My neurosurgeon said it. When he looked at the followup MRI to my brain surgery he said he thought it looked "funky." My doctor and two radiation oncologists said they were 99% sure it was just the scar around where the tumor had been removed and don't radiate.
He said FUNKY. Now I've long since learned (and I TRY not to second guess myself) to ALWAYS follow your instincts. It makes sense, doesn't it, that if your instinct isn't speaking out you listen to anybody who says words like FUNKY. But no, I just said 3 say "no" 1 says "yes" and I'm too worried about my liver to care about my brain right now so we'll go with the majority.

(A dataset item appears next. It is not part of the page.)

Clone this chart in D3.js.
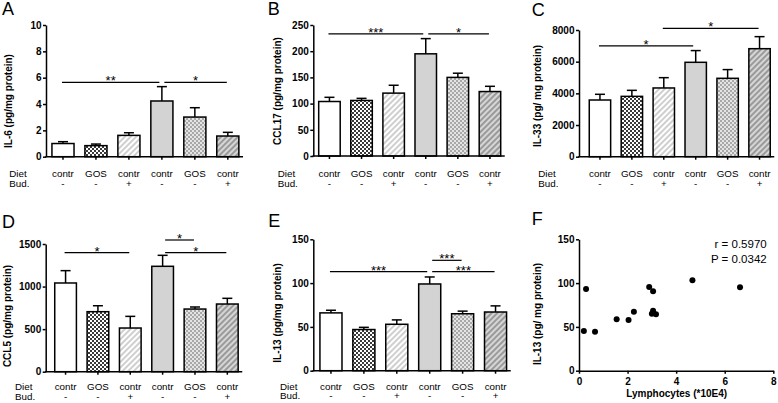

Of course, I wouldn't have been able to go to Chicago or to meet my father's relatives in Iowa, and the trip by the way meant more to me than I can say. It was great, especially my cousin's wife and my cousins and my father's siblings ... none of whom I've seen in years but wow it was an amazing trip, except the days in the hospital in Chicago.
So maybe there was an underlying "reason" and the result is the same, I'll probably have radiation on the spot. I don't know I'll have to see how I am overall, I'll know more tomorrow, before I make a choice.
I can
1) radiate probably the whole cerebellum. I'd rather just do the spot.
2) have radio surgery (I'm not sure what that'll involve or if I can go somewhere else and have gamma knife or cyber or whatever), he just listed a few nearby hospitals but I'd just as soon go to johns hopkins or some other place if reputations/surgeries are the same; I already have an oncologist there.
3) re-do the original surgery and this time follow it with 1). He actually recommends 1).
What happens if the radiation doesn't get the tumor? It is about the size of a dime, about 1/4 the size of the original.
So, listen to not only YOUR instincts, but the instincts of others. Not the advice or the numbers, the actual instincts. If your doctor says "funky" he probably means it.
Has anybody had "just radiation" and gotten rid of a small brain tumor? I worry that it won't be gone, then what?
Some type of radio surgery would take care of removing the tumor and radiation at the same time -- of course it doesn't take care of the rest of the edges that weren't radiated in the first place. Any thoughts?